Richamn and Apte, however, argued there was no reason to conclude that the trustee preserved all the documents relevant to their defense, and that forcing them to search for them unfairly shifted deposition costs to them.

"The trustee has decided to initiate the adversary proceeding against putative defendants. The estate must bear the costs of that litigation," they said.

They also argued the sale order entered when uBiome's assets were sold to Psomagen in 2020 requires him to preserve the records, and that the SEC has also required that the records be preserved.

Counsel for the trustee declined comment.
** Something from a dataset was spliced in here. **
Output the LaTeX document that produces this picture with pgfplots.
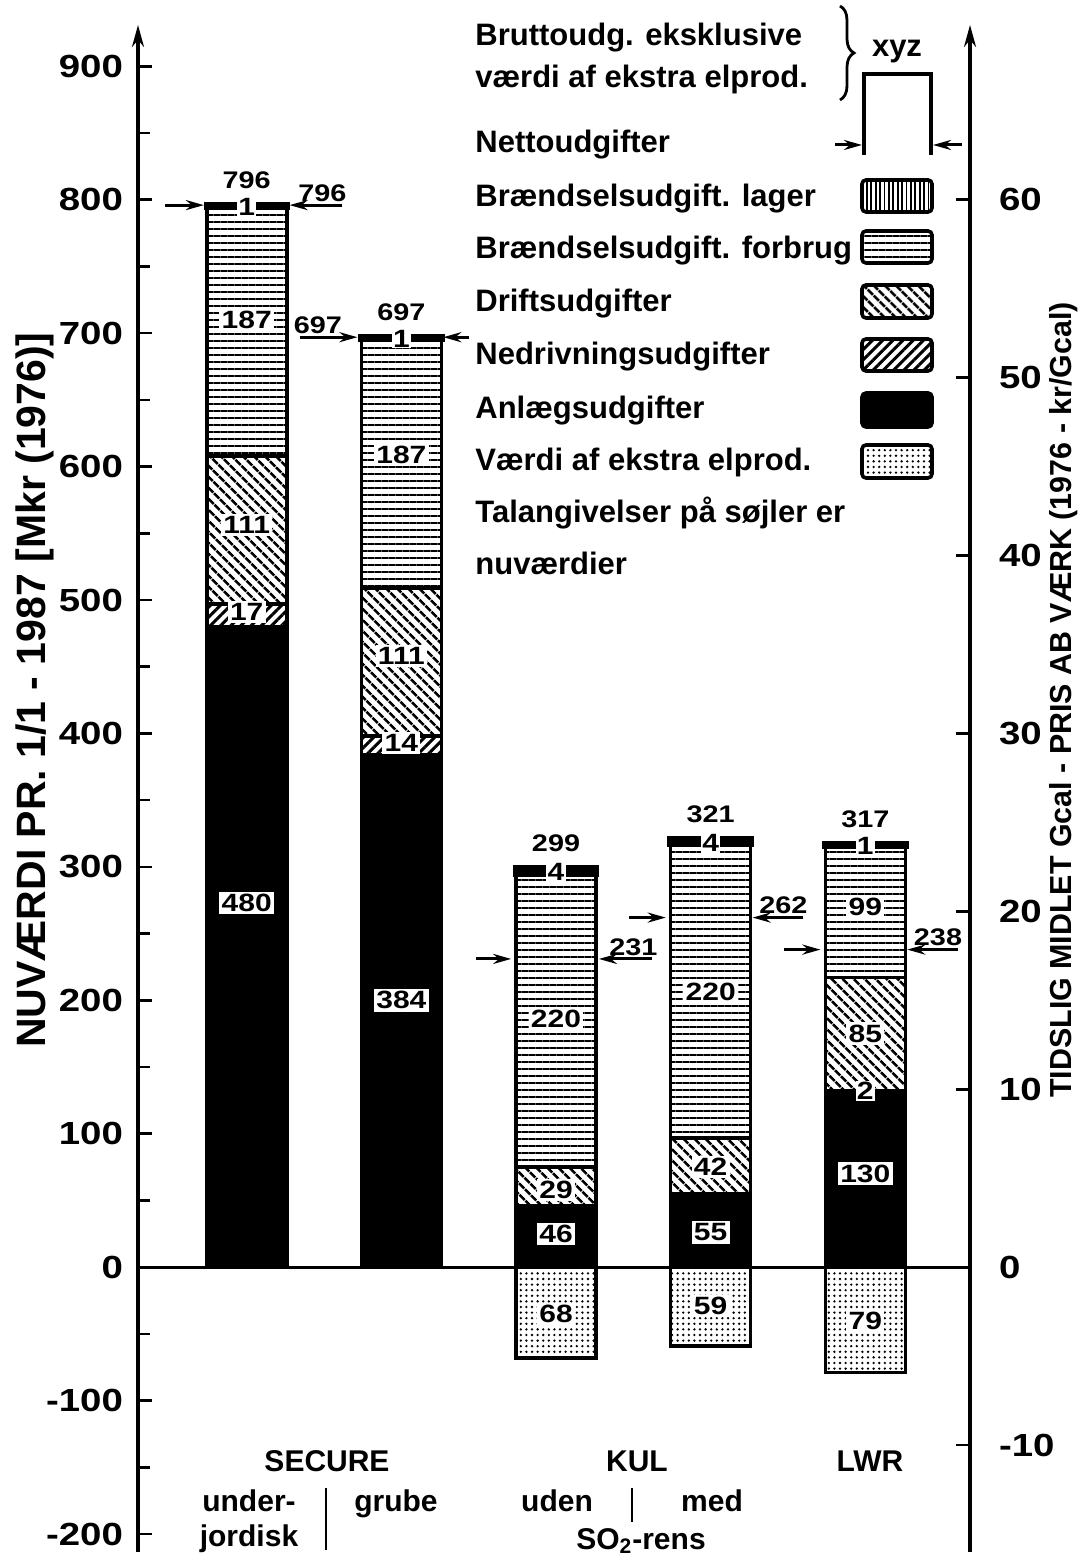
\documentclass[border=0pt]{standalone}
\usepackage{fontspec}
\setmainfont{Liberation Sans}
\newfontfamily\widefont[FakeStretch=1.2]{Liberation Sans}
\usepackage{pgfplots}
\usepackage{pgfplotstable}
\pgfplotsset{compat=1.18}
\usetikzlibrary{patterns.meta,arrows.meta,decorations.pathreplacing}

% present values (Mkr 1976)
\pgfplotstableread{
x anl ned dri for lag
1 480 17 111 187 1
2 384 14 111 187 1
3 46 0 29 220 4
4 55 0 42 220 4
5 130 2 85 99 1
}\costs
\pgfplotstableread{
x vae
3 -68
4 -59
5 -79
}\credit
% net-cost arrows: start x, level, length
\pgfplotstableread{
x y u
0.471 796 0.252
1.619 796 -0.342
1.342 697 0.374
2.439 697 -0.168
2.484 231 0.226
3.619 231 -0.342
3.471 262 0.239
4.600 262 -0.329
4.471 238 0.239
5.600 238 -0.329
}\netarrows

\tikzset{
 pLag/.style={pattern={Lines[angle=90,distance=2.2pt,line width=0.9pt]}},
 pFor/.style={pattern={Lines[angle=0,distance=3.5pt,line width=1.4pt]}},
 pDri/.style={pattern={Lines[angle=-45,distance=4pt,line width=1.4pt]}},
 pNed/.style={pattern={Lines[angle=45,distance=3.6pt,line width=1.5pt]}},
 pAnl/.style={fill=black},
 pVae/.style={pattern={Dots[distance=2.8pt,radius=0.65pt]}},
 lbl/.style={fill=white, inner sep=1.2pt, font=\widefont\bfseries\fontsize{12.5}{12.5}\selectfont},
 sm/.style={font=\widefont\bfseries\fontsize{12}{12}\selectfont},
 txt/.style={font=\bfseries\fontsize{15.5}{16}\selectfont},
 cat/.style={font=\bfseries\fontsize{15}{16}\selectfont},
 arr/.style={line width=1.5pt,-{Stealth[length=9pt,width=5pt]}},
}

\pgfplotsset{
 common/.style={scale only axis, width=416pt, height=763.5pt,
   at={(69pt,3.5pt)}, anchor=south west, xmin=0.297, xmax=5.677, clip=false},
}

\begin{document}
\begin{tikzpicture}
\path[use as bounding box] (0,0) rectangle (541.5pt,779.5pt);

% ---- left scale, credits (negative), zero line, arrows
\begin{axis}[common, ymin=-213.5, ymax=931,
  axis x line=none, axis y line*=left,
  y axis line style={line width=1.6pt,-{Stealth[length=11pt,width=6pt]}},
  ytick={-200,-100,...,900}, minor ytick={-150,-50,...,850},
  tick align=inside, major tick length=7pt, minor tick length=6pt,
  tick style={line width=1.3pt,black},
  yticklabel style={font=\widefont\bfseries\fontsize{16}{16}\selectfont, xshift=-4pt},
  /pgf/number format/assume math mode=true]
\draw[line width=1.4pt] (axis cs:0.297,0) -- (axis cs:5.677,0);
\addplot[ybar, bar width=40pt, bar shift=0pt, pVae, draw=black, line width=1.8pt]
  table[x=x,y=vae]{\credit};
\addplot[quiver={u=\thisrow{u},v=0}, arr, black] table[x=x,y=y]{\netarrows};
\end{axis}

% ---- stacked cost bars
\begin{axis}[common, ymin=-213.5, ymax=931, axis lines=none,
  ybar stacked, bar width=40pt]
\addplot[pAnl, draw=black, line width=1.8pt] table[x=x,y=anl]{\costs};
\addplot[pNed, draw=black, line width=1.8pt] table[x=x,y=ned]{\costs};
\addplot[pDri, draw=black, line width=1.8pt] table[x=x,y=dri]{\costs};
\addplot[pFor, draw=black, line width=1.8pt] table[x=x,y=for]{\costs};
\addplot[pLag, draw=black, line width=3.2pt] table[x=x,y=lag]{\costs};
\end{axis}

% ---- text on the bars (left scale)
\begin{axis}[common, ymin=-213.5, ymax=931, axis lines=none]
\node[lbl] at (axis cs:1,273) {480};
\node[lbl] at (axis cs:1,491) {17};
\node[lbl] at (axis cs:1,556) {111};
\node[lbl] at (axis cs:1,710) {187};
\node[lbl,inner sep=0.6pt] at (axis cs:1,795) {1};
\node[lbl] at (axis cs:2,200) {384};
\node[lbl] at (axis cs:2,393) {14};
\node[lbl] at (axis cs:2,458) {111};
\node[lbl] at (axis cs:2,609) {187};
\node[lbl,inner sep=0.6pt] at (axis cs:2,696) {1};
\node[lbl] at (axis cs:3,25) {46};
\node[lbl] at (axis cs:3,58) {29};
\node[lbl] at (axis cs:3,186) {220};
\node[lbl,inner sep=0.6pt] at (axis cs:3,296) {4};
\node[lbl] at (axis cs:3,-35) {68};
\node[lbl] at (axis cs:4,26) {55};
\node[lbl] at (axis cs:4,75) {42};
\node[lbl] at (axis cs:4,206) {220};
\node[lbl,inner sep=0.6pt] at (axis cs:4,318) {4};
\node[lbl] at (axis cs:4,-29) {59};
\node[lbl] at (axis cs:5,70) {130};
\node[lbl,inner sep=0.6pt] at (axis cs:5,132) {2};
\node[lbl] at (axis cs:5,175) {85};
\node[lbl] at (axis cs:5,270) {99};
\node[lbl,inner sep=0.6pt] at (axis cs:5,316) {1};
\node[lbl] at (axis cs:5,-40) {79};
% totals
\node[sm,anchor=south] at (axis cs:1,803) {796};
\node[sm,anchor=south] at (axis cs:2,704) {697};
\node[sm,anchor=south] at (axis cs:3,306) {299};
\node[sm,anchor=south] at (axis cs:4,328) {321};
\node[sm,anchor=south] at (axis cs:5,324) {317};
% net values on the arrows
\node[sm,anchor=south,inner sep=1.5pt] at (axis cs:1.49,796) {796};
\node[sm,anchor=south,inner sep=1.5pt] at (axis cs:1.46,697) {697};
\node[sm,anchor=south,inner sep=1.5pt] at (axis cs:3.50,231) {231};
\node[sm,anchor=south,inner sep=1.5pt] at (axis cs:4.47,262) {262};
\node[sm,anchor=south,inner sep=1.5pt] at (axis cs:5.47,238) {238};
\end{axis}

% ---- right scale (1976-kr/Gcal)
\begin{axis}[common, ymin=-16.0125, ymax=69.825,
  axis x line=none, axis y line*=right,
  y axis line style={line width=1.6pt,-{Stealth[length=11pt,width=6pt]}},
  ytick={-10,0,...,60},
  tick align=inside, major tick length=7pt,
  tick style={line width=1.3pt,black},
  yticklabel style={font=\widefont\bfseries\fontsize{16}{16}\selectfont, xshift=11pt},
  /pgf/number format/assume math mode=true]
\end{axis}

% ---- legend, category labels, axis titles (pixel frame)
\begin{scope}[x=0.5pt,y=-0.5pt,shift={(0pt,779.5pt)}]
\node[txt,anchor=base west,inner sep=0pt] at (475,46) {Bruttoudg. eksklusive};
\node[txt,anchor=base west,inner sep=0pt] at (475,88) {værdi af ekstra elprod.};
\draw[line width=1.4pt, decorate, decoration={brace,amplitude=7pt}] (840,6) -- (840,100);
\node[txt] at (897,52) {xyz};
\draw[line width=1.6pt] (864,155) -- (864,74) -- (931,74) -- (931,155);
\draw[arr] (835,145) -- (862,145);
\draw[arr] (962,145) -- (933,145);
\node[txt,anchor=base west,inner sep=0pt] at (475,153) {Nettoudgifter};
\node[txt,anchor=base west,inner sep=0pt] at (475,207) {Brændselsudgift. lager};
\draw[pLag, line width=1.8pt, rounded corners=2pt] (862,180) rectangle (932,212);
\node[txt,anchor=base west,inner sep=0pt] at (475,259) {Brændselsudgift. forbrug};
\draw[pFor, line width=1.8pt, rounded corners=2pt] (862,231) rectangle (932,263);
\node[txt,anchor=base west,inner sep=0pt] at (475,312) {Driftsudgifter};
\draw[pDri, line width=1.8pt, rounded corners=2pt] (862,285) rectangle (932,318);
\node[txt,anchor=base west,inner sep=0pt] at (475,365) {Nedrivningsudgifter};
\draw[pNed, line width=1.8pt, rounded corners=2pt] (862,339) rectangle (932,371);
\node[txt,anchor=base west,inner sep=0pt] at (475,419) {Anlægsudgifter};
\draw[fill=black, line width=1.8pt, rounded corners=2pt] (862,393) rectangle (932,427);
\node[txt,anchor=base west,inner sep=0pt] at (475,471) {Værdi af ekstra elprod.};
\draw[pVae, line width=1.8pt, rounded corners=2pt] (862,445) rectangle (932,478);
\node[txt,anchor=base west,inner sep=0pt] at (475,523) {Talangivelser på søjler er};
\node[txt,anchor=base west,inner sep=0pt] at (475,575) {nuværdier};
% categories
\node[cat,anchor=base] at (327,1472) {SECURE};
\node[cat,anchor=base] at (249,1512) {under-};
\node[cat,anchor=base] at (396,1512) {grube};
\node[cat,anchor=base] at (249,1547) {jordisk};
\draw[line width=1.4pt] (326,1488) -- (326,1550);
\node[cat,anchor=base] at (637,1472) {KUL};
\node[cat,anchor=base] at (557,1512) {uden};
\node[cat,anchor=base] at (712,1512) {med};
\draw[line width=1.4pt] (632,1488) -- (632,1522);
\node[cat,anchor=base] at (641,1549) {SO\textsubscript{2}-rens};
\node[cat,anchor=base] at (870,1472) {LWR};
% axis titles
\node[font=\bfseries\fontsize{20.5}{21}\selectfont,rotate=90] at (35,690) {NUVÆRDI PR. 1/1 - 1987 [Mkr (1976)]};
\node[font=\bfseries\fontsize{15.2}{16}\selectfont,rotate=90] at (1064,700) {TIDSLIG MIDLET Gcal - PRIS AB VÆRK (1976 - kr/Gcal)};
\end{scope}
\end{tikzpicture}
\end{document}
Counsel for Richman and Apte did not immediately respond to requests for comment late Wednesday.

Richman is represented by Brett D. Fallon, Jaclyn C. Marasco and Joel Hammerman of Faegre Drinker Biddle & Reath LLP

Apte is represented by L. Katherine Good of Potter Anderson & Corroon LLP and W. Douglas Sprague of Covington & Burling LLP.

The trustee is represented by Bradford J. Sandler, Peter J. Keane and Colin R. Robinson of Pachulski Stange Ziehl & Jones LLP.

The bankruptcy case is In re: uBiome Inc., case number 19-11938, and the adversary action is Alfred T. Giuliano v. Jessica Richman, case number 21-51032, both in the U.S. Bankruptcy Court for the District of Delaware.